-- Goal --
The material below has pictures in it. Set down only the lines from the line containing "Write a Python" through the line containing "2.0, 0.5, 0.0]", word for word, and leave the pictures behind.

-- Dataset records --
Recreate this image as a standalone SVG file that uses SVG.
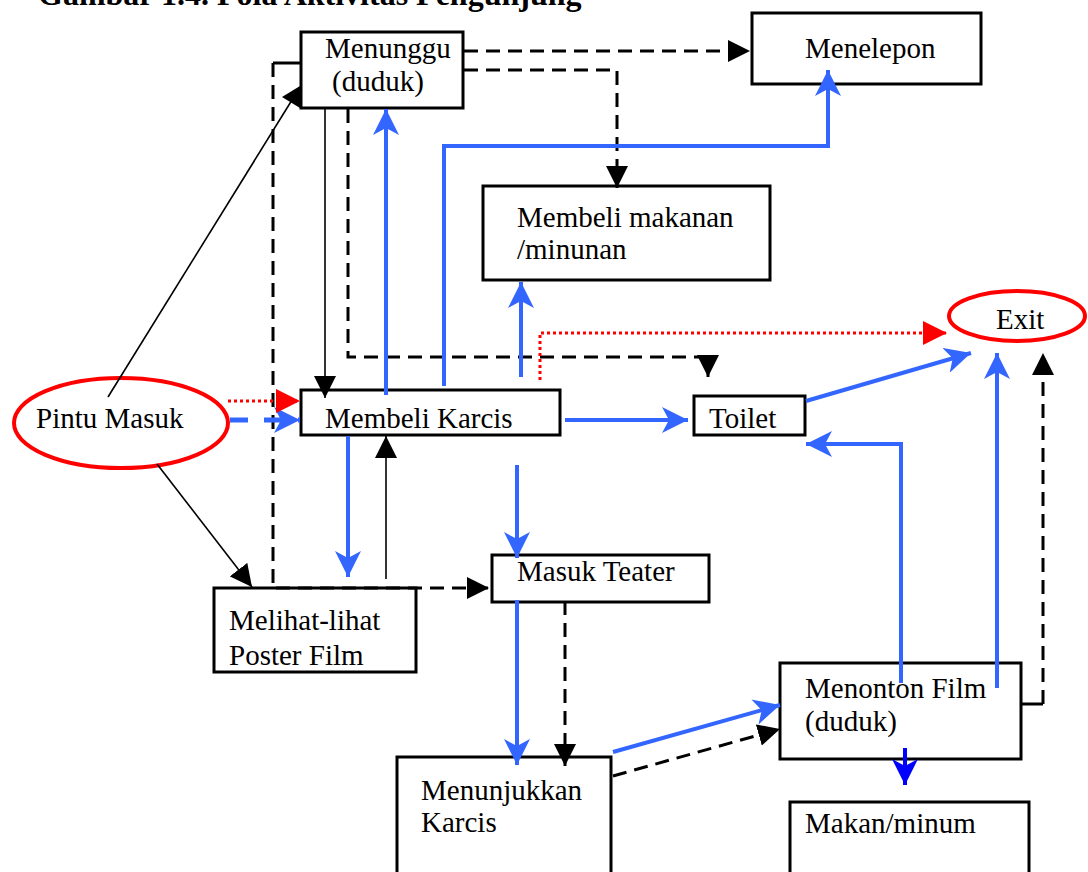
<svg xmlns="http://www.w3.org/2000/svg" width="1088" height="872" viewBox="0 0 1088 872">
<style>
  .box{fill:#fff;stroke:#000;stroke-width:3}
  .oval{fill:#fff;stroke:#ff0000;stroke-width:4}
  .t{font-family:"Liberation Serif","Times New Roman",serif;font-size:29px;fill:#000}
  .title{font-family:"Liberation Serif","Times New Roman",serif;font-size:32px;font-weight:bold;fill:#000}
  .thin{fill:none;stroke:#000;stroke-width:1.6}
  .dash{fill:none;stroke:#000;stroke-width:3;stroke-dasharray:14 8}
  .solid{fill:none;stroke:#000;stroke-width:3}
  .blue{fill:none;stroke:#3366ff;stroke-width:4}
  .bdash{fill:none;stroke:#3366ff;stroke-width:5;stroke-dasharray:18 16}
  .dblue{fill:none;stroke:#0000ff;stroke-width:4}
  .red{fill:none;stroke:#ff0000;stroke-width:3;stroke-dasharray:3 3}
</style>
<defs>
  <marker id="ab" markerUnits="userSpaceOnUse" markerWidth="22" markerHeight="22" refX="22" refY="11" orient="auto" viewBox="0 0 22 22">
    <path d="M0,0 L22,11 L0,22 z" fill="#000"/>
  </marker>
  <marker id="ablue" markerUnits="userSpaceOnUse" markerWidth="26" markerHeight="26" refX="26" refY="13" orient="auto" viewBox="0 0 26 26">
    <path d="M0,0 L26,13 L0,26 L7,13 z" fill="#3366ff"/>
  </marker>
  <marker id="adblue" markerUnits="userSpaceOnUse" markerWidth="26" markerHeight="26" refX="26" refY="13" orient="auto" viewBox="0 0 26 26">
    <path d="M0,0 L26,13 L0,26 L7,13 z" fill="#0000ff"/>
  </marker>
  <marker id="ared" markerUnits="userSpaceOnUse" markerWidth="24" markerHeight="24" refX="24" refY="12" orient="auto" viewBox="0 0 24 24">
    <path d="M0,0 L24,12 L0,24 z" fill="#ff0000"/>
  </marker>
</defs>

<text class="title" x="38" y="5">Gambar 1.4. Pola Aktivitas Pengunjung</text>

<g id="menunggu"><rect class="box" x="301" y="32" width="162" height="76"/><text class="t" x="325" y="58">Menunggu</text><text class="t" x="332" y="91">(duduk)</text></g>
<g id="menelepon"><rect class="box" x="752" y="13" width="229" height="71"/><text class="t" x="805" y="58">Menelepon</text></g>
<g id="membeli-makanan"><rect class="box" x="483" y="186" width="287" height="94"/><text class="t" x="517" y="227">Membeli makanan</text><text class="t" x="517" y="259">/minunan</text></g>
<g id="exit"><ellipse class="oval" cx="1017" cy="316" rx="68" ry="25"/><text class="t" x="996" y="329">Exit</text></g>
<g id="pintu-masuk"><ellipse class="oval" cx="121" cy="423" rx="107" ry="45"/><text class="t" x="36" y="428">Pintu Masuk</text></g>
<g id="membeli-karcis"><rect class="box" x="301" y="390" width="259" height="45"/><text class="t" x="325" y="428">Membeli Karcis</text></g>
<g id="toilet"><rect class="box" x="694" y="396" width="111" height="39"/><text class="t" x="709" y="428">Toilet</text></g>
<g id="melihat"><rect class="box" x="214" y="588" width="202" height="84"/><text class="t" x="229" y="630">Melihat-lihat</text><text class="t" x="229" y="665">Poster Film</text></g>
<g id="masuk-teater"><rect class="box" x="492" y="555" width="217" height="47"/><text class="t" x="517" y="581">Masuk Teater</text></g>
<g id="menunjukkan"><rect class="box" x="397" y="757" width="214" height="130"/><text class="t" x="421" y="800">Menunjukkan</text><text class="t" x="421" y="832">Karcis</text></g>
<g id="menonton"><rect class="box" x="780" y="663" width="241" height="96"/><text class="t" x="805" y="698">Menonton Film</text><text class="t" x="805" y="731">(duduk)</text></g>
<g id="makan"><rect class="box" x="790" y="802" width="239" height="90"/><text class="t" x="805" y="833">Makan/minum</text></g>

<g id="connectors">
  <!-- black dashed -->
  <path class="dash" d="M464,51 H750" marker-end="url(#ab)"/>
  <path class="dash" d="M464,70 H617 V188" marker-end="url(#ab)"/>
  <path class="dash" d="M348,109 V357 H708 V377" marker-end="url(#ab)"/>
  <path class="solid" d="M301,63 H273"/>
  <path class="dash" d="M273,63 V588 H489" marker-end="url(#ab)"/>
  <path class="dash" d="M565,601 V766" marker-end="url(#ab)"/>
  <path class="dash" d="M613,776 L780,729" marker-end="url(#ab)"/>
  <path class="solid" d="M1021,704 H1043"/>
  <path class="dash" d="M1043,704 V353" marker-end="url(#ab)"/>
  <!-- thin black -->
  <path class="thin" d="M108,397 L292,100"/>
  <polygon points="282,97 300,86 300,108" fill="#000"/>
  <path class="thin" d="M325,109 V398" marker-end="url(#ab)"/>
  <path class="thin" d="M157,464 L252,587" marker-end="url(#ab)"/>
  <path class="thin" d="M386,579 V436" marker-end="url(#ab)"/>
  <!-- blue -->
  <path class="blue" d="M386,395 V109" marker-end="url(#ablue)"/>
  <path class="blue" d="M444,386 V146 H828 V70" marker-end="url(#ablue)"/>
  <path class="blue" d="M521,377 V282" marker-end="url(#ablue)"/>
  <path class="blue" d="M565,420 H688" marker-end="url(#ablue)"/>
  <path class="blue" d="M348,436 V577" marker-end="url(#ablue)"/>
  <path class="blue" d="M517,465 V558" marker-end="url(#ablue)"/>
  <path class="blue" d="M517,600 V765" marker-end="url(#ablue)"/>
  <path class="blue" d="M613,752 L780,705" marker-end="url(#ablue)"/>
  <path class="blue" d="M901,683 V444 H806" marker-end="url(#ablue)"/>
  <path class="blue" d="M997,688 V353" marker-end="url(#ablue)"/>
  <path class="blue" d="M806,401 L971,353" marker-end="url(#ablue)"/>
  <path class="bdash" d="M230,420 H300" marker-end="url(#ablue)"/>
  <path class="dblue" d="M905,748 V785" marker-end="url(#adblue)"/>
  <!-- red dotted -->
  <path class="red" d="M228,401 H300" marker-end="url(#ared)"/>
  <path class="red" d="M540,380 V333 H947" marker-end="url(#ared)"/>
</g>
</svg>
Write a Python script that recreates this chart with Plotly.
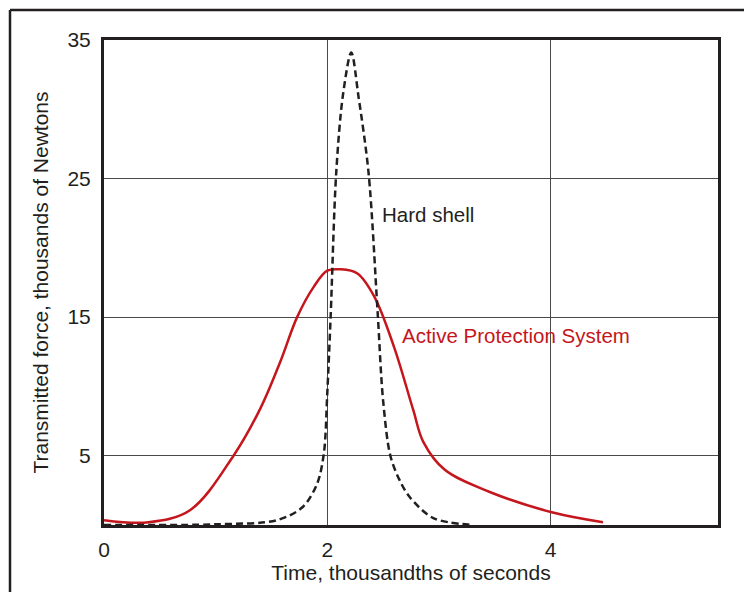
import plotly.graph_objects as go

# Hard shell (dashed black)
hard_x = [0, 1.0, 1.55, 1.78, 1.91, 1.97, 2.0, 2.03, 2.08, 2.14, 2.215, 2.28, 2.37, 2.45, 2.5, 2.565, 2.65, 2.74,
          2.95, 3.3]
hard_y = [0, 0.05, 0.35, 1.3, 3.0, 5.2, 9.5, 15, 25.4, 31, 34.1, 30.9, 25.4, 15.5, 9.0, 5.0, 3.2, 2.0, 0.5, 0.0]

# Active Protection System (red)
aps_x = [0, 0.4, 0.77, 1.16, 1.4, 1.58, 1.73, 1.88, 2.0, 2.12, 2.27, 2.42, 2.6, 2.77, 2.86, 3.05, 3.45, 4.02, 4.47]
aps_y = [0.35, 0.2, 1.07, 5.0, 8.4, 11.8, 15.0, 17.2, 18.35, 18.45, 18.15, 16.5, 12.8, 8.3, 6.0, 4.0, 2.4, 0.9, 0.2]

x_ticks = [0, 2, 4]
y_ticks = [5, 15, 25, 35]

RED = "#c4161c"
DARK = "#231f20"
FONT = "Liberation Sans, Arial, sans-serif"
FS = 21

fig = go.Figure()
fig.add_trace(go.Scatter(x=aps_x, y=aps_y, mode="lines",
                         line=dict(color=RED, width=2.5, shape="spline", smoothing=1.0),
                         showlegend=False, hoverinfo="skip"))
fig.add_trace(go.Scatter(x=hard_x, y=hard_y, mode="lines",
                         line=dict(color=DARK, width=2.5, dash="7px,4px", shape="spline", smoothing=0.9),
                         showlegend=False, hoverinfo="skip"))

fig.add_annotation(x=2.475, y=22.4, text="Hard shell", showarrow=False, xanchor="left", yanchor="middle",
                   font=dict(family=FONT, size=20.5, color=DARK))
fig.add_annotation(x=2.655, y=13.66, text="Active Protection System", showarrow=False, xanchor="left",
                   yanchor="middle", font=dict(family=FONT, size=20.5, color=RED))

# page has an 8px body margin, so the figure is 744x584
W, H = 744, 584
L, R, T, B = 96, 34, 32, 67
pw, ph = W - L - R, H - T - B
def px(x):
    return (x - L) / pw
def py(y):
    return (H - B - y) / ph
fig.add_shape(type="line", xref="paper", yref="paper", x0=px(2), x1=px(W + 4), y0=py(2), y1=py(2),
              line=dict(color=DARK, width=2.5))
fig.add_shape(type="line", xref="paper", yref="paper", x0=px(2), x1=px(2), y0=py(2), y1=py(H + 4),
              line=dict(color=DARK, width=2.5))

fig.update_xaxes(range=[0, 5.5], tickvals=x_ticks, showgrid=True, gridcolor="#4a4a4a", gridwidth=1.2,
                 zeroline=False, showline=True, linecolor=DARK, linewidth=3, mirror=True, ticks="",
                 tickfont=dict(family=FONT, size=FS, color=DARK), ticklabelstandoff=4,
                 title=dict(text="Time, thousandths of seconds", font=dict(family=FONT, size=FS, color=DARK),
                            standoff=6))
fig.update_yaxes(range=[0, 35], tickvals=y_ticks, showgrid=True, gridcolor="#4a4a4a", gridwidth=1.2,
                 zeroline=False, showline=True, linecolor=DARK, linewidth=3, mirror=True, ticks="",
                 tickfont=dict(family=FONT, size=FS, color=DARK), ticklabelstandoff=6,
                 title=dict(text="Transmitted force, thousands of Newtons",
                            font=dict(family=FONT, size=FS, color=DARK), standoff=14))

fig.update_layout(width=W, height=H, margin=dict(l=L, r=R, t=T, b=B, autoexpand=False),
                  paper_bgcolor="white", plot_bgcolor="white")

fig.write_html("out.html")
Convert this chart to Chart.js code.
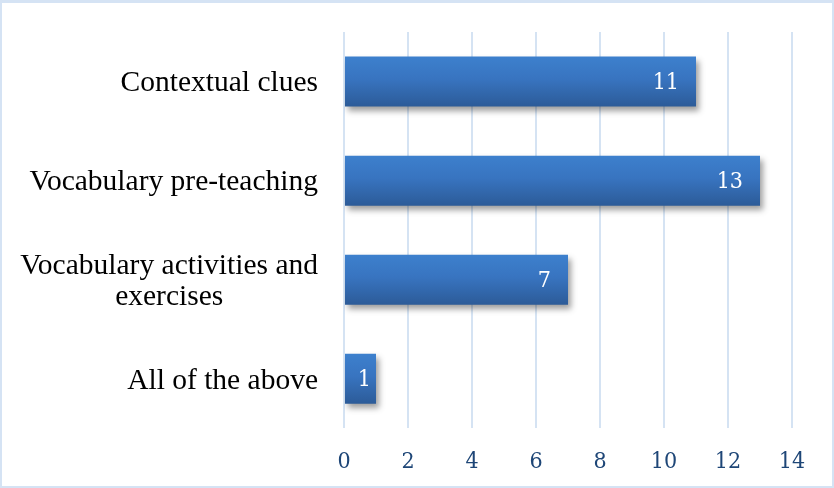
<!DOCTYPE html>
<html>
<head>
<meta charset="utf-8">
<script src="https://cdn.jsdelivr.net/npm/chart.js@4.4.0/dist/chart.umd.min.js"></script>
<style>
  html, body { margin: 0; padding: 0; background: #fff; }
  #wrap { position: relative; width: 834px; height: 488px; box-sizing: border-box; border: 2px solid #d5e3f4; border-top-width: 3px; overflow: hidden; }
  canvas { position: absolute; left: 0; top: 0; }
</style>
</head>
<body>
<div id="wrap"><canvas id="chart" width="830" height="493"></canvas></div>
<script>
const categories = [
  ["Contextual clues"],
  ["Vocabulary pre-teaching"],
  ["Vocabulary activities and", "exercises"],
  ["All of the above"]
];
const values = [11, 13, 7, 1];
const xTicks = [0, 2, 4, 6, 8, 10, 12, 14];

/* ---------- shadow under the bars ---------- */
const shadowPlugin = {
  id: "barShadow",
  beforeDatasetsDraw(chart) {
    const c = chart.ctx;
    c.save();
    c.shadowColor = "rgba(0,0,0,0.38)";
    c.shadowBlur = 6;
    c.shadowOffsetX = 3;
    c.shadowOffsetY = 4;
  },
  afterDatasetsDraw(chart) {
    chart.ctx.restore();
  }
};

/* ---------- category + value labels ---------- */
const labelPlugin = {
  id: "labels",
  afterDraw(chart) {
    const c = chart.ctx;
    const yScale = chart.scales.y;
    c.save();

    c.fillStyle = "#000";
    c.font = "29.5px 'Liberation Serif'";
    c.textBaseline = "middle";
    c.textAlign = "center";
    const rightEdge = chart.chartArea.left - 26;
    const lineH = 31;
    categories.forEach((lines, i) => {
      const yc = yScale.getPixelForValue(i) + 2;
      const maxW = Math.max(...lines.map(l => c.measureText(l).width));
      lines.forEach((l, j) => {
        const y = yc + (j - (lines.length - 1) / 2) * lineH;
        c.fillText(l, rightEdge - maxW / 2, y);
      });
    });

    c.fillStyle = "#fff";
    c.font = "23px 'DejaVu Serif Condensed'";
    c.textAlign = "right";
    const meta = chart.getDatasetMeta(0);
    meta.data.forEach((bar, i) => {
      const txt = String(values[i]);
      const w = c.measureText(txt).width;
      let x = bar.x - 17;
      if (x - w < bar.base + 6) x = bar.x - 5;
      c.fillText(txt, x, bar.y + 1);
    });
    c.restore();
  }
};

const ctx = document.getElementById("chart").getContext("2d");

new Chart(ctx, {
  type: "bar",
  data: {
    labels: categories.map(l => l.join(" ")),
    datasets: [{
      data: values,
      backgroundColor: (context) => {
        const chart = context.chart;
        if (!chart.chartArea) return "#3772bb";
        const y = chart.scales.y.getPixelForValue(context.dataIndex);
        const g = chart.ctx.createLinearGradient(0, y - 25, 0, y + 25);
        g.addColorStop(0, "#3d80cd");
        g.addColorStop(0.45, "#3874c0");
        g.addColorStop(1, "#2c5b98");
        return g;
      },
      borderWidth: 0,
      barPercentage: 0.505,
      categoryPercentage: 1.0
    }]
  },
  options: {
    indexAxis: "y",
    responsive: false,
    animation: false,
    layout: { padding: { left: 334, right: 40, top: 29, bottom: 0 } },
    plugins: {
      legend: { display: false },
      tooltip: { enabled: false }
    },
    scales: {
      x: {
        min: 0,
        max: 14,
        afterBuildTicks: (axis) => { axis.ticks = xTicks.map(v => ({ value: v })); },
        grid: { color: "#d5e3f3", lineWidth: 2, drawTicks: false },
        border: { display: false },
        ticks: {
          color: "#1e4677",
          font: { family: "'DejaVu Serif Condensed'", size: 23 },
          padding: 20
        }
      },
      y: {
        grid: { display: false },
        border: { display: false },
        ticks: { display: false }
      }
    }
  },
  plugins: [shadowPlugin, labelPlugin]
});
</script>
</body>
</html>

-- Answer to this problem --
Write a Python script that recreates this chart with Plotly.
import plotly.graph_objects as go

# Hard shell (dashed black)
hard_x = [0, 1.0, 1.55, 1.78, 1.91, 1.97, 2.0, 2.03, 2.08, 2.14, 2.215, 2.28, 2.37, 2.45, 2.5, 2.565, 2.65, 2.74,
          2.95, 3.3]
hard_y = [0, 0.05, 0.35, 1.3, 3.0, 5.2, 9.5, 15, 25.4, 31, 34.1, 30.9, 25.4, 15.5, 9.0, 5.0, 3.2, 2.0, 0.5, 0.0]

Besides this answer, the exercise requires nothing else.